- **The problem**: Copy out the whole listing exactly as written, leaving the pictures behind.

Code that draws figures:

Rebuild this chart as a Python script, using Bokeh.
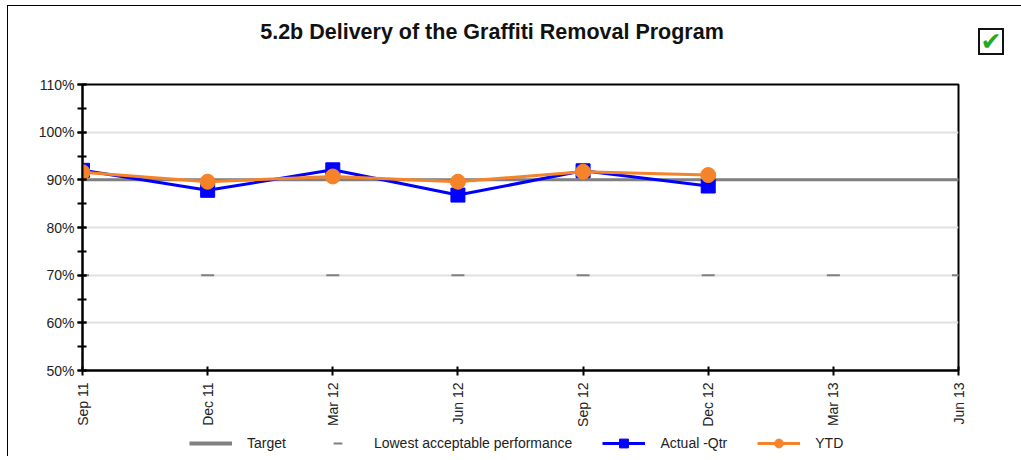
import math
from bokeh.plotting import figure
from bokeh.layouts import column, row
from bokeh.models import (Range1d, FixedTicker, SingleIntervalTicker, PrintfTickFormatter,
                          Legend, LegendItem, Label, ColumnDataSource, Div)
from bokeh.embed import file_html
from bokeh.resources import INLINE

# ---- data ----
quarters = ["Sep 11", "Dec 11", "Mar 12", "Jun 12", "Sep 12", "Dec 12", "Mar 13", "Jun 13"]
target = [90, 90, 90, 90, 90, 90, 90, 90]
lowest = [70, 70, 70, 70, 70, 70, 70, 70]
actual_qtr = [92.0, 87.8, 92.1, 86.8, 91.9, 88.7]
ytd = [91.6, 89.6, 90.7, 89.6, 91.7, 91.0]
title_text = "5.2b Delivery of the Graffiti Removal Program"
series_names = ["Target", "Lowest acceptable performance", "Actual -Qtr", "YTD"]

FONT = "Liberation Sans"
GRAY = "#808080"
BLUE = "#0000ff"
ORANGE = "#f5832a"
W = 1013
W_CHECK = 44
H_HEAD, H_MAIN, H_LEG = 68, 356, 26

x_all = list(range(len(quarters)))
x_act = x_all[:len(actual_qtr)]


def blank_fig(w, h):
    f = figure(width=w, height=h, output_backend="svg", toolbar_location=None,
               x_axis_location=None, y_axis_location=None,
               x_range=Range1d(0, 1), y_range=Range1d(0, 1),
               min_border=0, min_border_left=0, min_border_right=0,
               min_border_top=0, min_border_bottom=0, margin=0)
    f.grid.visible = False
    f.outline_line_color = None
    f.background_fill_color = "white"
    f.border_fill_color = "white"
    return f


# ---- header (title + status mark) ----
head = blank_fig(W - W_CHECK, H_HEAD)
head.add_layout(Label(x=483.5, y=25, x_units="canvas", y_units="canvas",
                      text=title_text, text_font=FONT, text_font_size="21.5px",
                      text_font_style="bold", text_color="#111111",
                      text_align="center", text_baseline="alphabetic"))
check = Div(width=W_CHECK, height=H_HEAD, margin=0,
            text=('<div style="box-sizing:border-box;width:26px;height:27px;margin-top:22px;'
                  'margin-left:1px;border:2px solid #111;background:#fff;display:flex;'
                  'align-items:center;justify-content:center;'
                  "font-family:'DejaVu Sans';font-size:25px;line-height:23px;"
                  'color:#22aa22;">&#x2714;</div>'))

# ---- main chart ----
p = figure(width=W, height=H_MAIN, output_backend="svg", toolbar_location=None,
           x_range=Range1d(0, len(quarters) - 1), y_range=Range1d(50, 110), margin=0,
           min_border_left=74, min_border_right=63, min_border_top=10, min_border_bottom=60)
p.background_fill_color = "white"
p.border_fill_color = "white"
p.outline_line_color = "black"
p.outline_line_width = 2

p.xaxis.ticker = FixedTicker(ticks=x_all)
p.xaxis.major_label_overrides = {i: q for i, q in enumerate(quarters)}
p.xaxis.major_label_orientation = math.pi / 2
p.yaxis.ticker = SingleIntervalTicker(interval=10, num_minor_ticks=2)
p.yaxis.formatter = PrintfTickFormatter(format="%d%%")
for ax in (p.xaxis, p.yaxis):
    ax.axis_line_color = "black"
    ax.axis_line_width = 2
    ax.major_tick_line_color = "black"
    ax.major_tick_line_width = 2
    ax.minor_tick_line_color = "black"
    ax.minor_tick_line_width = 2
    ax.major_tick_in = 4
    ax.major_tick_out = 5
    ax.minor_tick_in = 4
    ax.minor_tick_out = 5
    ax.major_label_text_font = FONT
    ax.major_label_text_font_size = "14px"
    ax.major_label_text_color = "#222222"
p.xaxis.major_label_standoff = 7
p.yaxis.major_label_standoff = 3
p.xgrid.grid_line_color = None
p.ygrid.grid_line_color = "#e0e0e0"
p.ygrid.grid_line_width = 2

src_all = ColumnDataSource(dict(x=x_all, target=target, lowest=lowest))
src_act = ColumnDataSource(dict(x=x_act, actual=actual_qtr, ytd=ytd))

p.line("x", "target", source=src_all, line_color=GRAY, line_width=3)
p.scatter("x", "lowest", source=src_all, marker="dash", size=13, line_color=GRAY, line_width=2)
p.line("x", "actual", source=src_act, line_color=BLUE, line_width=3)
p.scatter("x", "actual", source=src_act, marker="square", size=14,
          fill_color=BLUE, line_color=BLUE)
p.line("x", "ytd", source=src_act, line_color=ORANGE, line_width=3)
p.scatter("x", "ytd", source=src_act, marker="circle", size=15,
          fill_color=ORANGE, line_color=ORANGE)

# ---- legend strip (renderers hold a single NaN point, so only their legend glyphs show) ----
leg = blank_fig(W, H_LEG)
nan_src = ColumnDataSource(dict(x=[float("nan")], y=[float("nan")]))
l_target = leg.line("x", "y", source=nan_src, line_color=GRAY, line_width=4)
l_lowest = leg.scatter("x", "y", source=nan_src, marker="dash", size=10, line_color=GRAY, line_width=2)
l_act_l = leg.line("x", "y", source=nan_src, line_color=BLUE, line_width=3)
l_act_m = leg.scatter("x", "y", source=nan_src, marker="square", size=9, fill_color=BLUE, line_color=BLUE)
l_ytd_l = leg.line("x", "y", source=nan_src, line_color=ORANGE, line_width=3)
l_ytd_m = leg.scatter("x", "y", source=nan_src, marker="circle", size=9, fill_color=ORANGE, line_color=ORANGE)

legend = Legend(items=[
    LegendItem(label=series_names[0], renderers=[l_target]),
    LegendItem(label=series_names[1], renderers=[l_lowest]),
    LegendItem(label=series_names[2], renderers=[l_act_l, l_act_m]),
    LegendItem(label=series_names[3], renderers=[l_ytd_l, l_ytd_m]),
], orientation="horizontal", location=(107, 2))
legend.label_text_font = FONT
legend.label_text_font_size = "14px"
legend.label_text_color = "#222222"
legend.glyph_width = 43
legend.glyph_height = 22
legend.label_height = 16
legend.label_standoff = 15
legend.spacing = 30
legend.padding = 0
legend.margin = 0
legend.border_line_color = None
legend.background_fill_alpha = 0
leg.add_layout(legend)

layout = column(row(head, check, spacing=0, margin=0), p, leg, spacing=0, margin=(5, 0, 0, 7),
                styles={"border-left": "1px solid #000", "border-top": "1px solid #000"})

open("out.html", "w").write(file_html(layout, INLINE))
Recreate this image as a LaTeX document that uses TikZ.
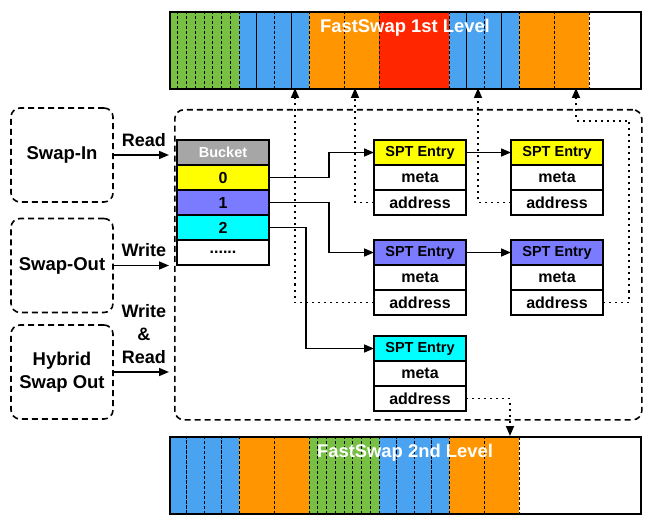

- **Response to this exercise**:
Rebuild this chart as a Python script, using Bokeh.
import math
from bokeh.plotting import figure
from bokeh.layouts import column, row
from bokeh.models import (Range1d, FixedTicker, SingleIntervalTicker, PrintfTickFormatter,
                          Legend, LegendItem, Label, ColumnDataSource, Div)
from bokeh.embed import file_html
from bokeh.resources import INLINE

# ---- data ----
quarters = ["Sep 11", "Dec 11", "Mar 12", "Jun 12", "Sep 12", "Dec 12", "Mar 13", "Jun 13"]
target = [90, 90, 90, 90, 90, 90, 90, 90]
lowest = [70, 70, 70, 70, 70, 70, 70, 70]
actual_qtr = [92.0, 87.8, 92.1, 86.8, 91.9, 88.7]
ytd = [91.6, 89.6, 90.7, 89.6, 91.7, 91.0]
title_text = "5.2b Delivery of the Graffiti Removal Program"
series_names = ["Target", "Lowest acceptable performance", "Actual -Qtr", "YTD"]

FONT = "Liberation Sans"
GRAY = "#808080"
BLUE = "#0000ff"
ORANGE = "#f5832a"
W = 1013
W_CHECK = 44
H_HEAD, H_MAIN, H_LEG = 68, 356, 26

x_all = list(range(len(quarters)))
x_act = x_all[:len(actual_qtr)]


def blank_fig(w, h):
    f = figure(width=w, height=h, output_backend="svg", toolbar_location=None,
               x_axis_location=None, y_axis_location=None,
               x_range=Range1d(0, 1), y_range=Range1d(0, 1),
               min_border=0, min_border_left=0, min_border_right=0,
               min_border_top=0, min_border_bottom=0, margin=0)
    f.grid.visible = False
    f.outline_line_color = None
    f.background_fill_color = "white"
    f.border_fill_color = "white"
    return f


# ---- header (title + status mark) ----
head = blank_fig(W - W_CHECK, H_HEAD)
head.add_layout(Label(x=483.5, y=25, x_units="canvas", y_units="canvas",
                      text=title_text, text_font=FONT, text_font_size="21.5px",
                      text_font_style="bold", text_color="#111111",
                      text_align="center", text_baseline="alphabetic"))
check = Div(width=W_CHECK, height=H_HEAD, margin=0,
            text=('<div style="box-sizing:border-box;width:26px;height:27px;margin-top:22px;'
                  'margin-left:1px;border:2px solid #111;background:#fff;display:flex;'
                  'align-items:center;justify-content:center;'
                  "font-family:'DejaVu Sans';font-size:25px;line-height:23px;"
                  'color:#22aa22;">&#x2714;</div>'))

# ---- main chart ----
p = figure(width=W, height=H_MAIN, output_backend="svg", toolbar_location=None,
           x_range=Range1d(0, len(quarters) - 1), y_range=Range1d(50, 110), margin=0,
           min_border_left=74, min_border_right=63, min_border_top=10, min_border_bottom=60)
p.background_fill_color = "white"
p.border_fill_color = "white"
p.outline_line_color = "black"
p.outline_line_width = 2

p.xaxis.ticker = FixedTicker(ticks=x_all)
p.xaxis.major_label_overrides = {i: q for i, q in enumerate(quarters)}
p.xaxis.major_label_orientation = math.pi / 2
p.yaxis.ticker = SingleIntervalTicker(interval=10, num_minor_ticks=2)
p.yaxis.formatter = PrintfTickFormatter(format="%d%%")
for ax in (p.xaxis, p.yaxis):
    ax.axis_line_color = "black"
    ax.axis_line_width = 2
    ax.major_tick_line_color = "black"
    ax.major_tick_line_width = 2
    ax.minor_tick_line_color = "black"
    ax.minor_tick_line_width = 2
    ax.major_tick_in = 4
    ax.major_tick_out = 5
    ax.minor_tick_in = 4
    ax.minor_tick_out = 5
    ax.major_label_text_font = FONT
    ax.major_label_text_font_size = "14px"
    ax.major_label_text_color = "#222222"
p.xaxis.major_label_standoff = 7
p.yaxis.major_label_standoff = 3
p.xgrid.grid_line_color = None
p.ygrid.grid_line_color = "#e0e0e0"
p.ygrid.grid_line_width = 2

src_all = ColumnDataSource(dict(x=x_all, target=target, lowest=lowest))
src_act = ColumnDataSource(dict(x=x_act, actual=actual_qtr, ytd=ytd))

p.line("x", "target", source=src_all, line_color=GRAY, line_width=3)
p.scatter("x", "lowest", source=src_all, marker="dash", size=13, line_color=GRAY, line_width=2)
p.line("x", "actual", source=src_act, line_color=BLUE, line_width=3)
p.scatter("x", "actual", source=src_act, marker="square", size=14,
          fill_color=BLUE, line_color=BLUE)
p.line("x", "ytd", source=src_act, line_color=ORANGE, line_width=3)
p.scatter("x", "ytd", source=src_act, marker="circle", size=15,
          fill_color=ORANGE, line_color=ORANGE)

# ---- legend strip (renderers hold a single NaN point, so only their legend glyphs show) ----
leg = blank_fig(W, H_LEG)
nan_src = ColumnDataSource(dict(x=[float("nan")], y=[float("nan")]))
l_target = leg.line("x", "y", source=nan_src, line_color=GRAY, line_width=4)
l_lowest = leg.scatter("x", "y", source=nan_src, marker="dash", size=10, line_color=GRAY, line_width=2)
l_act_l = leg.line("x", "y", source=nan_src, line_color=BLUE, line_width=3)
l_act_m = leg.scatter("x", "y", source=nan_src, marker="square", size=9, fill_color=BLUE, line_color=BLUE)
l_ytd_l = leg.line("x", "y", source=nan_src, line_color=ORANGE, line_width=3)
l_ytd_m = leg.scatter("x", "y", source=nan_src, marker="circle", size=9, fill_color=ORANGE, line_color=ORANGE)

legend = Legend(items=[
    LegendItem(label=series_names[0], renderers=[l_target]),
    LegendItem(label=series_names[1], renderers=[l_lowest]),
    LegendItem(label=series_names[2], renderers=[l_act_l, l_act_m]),
    LegendItem(label=series_names[3], renderers=[l_ytd_l, l_ytd_m]),
], orientation="horizontal", location=(107, 2))
legend.label_text_font = FONT
legend.label_text_font_size = "14px"
legend.label_text_color = "#222222"
legend.glyph_width = 43
legend.glyph_height = 22
legend.label_height = 16
legend.label_standoff = 15
legend.spacing = 30
legend.padding = 0
legend.margin = 0
legend.border_line_color = None
legend.background_fill_alpha = 0
leg.add_layout(legend)

layout = column(row(head, check, spacing=0, margin=0), p, leg, spacing=0, margin=(5, 0, 0, 7),
                styles={"border-left": "1px solid #000", "border-top": "1px solid #000"})

open("out.html", "w").write(file_html(layout, INLINE))
Recreate this image as a LaTeX document that uses TikZ.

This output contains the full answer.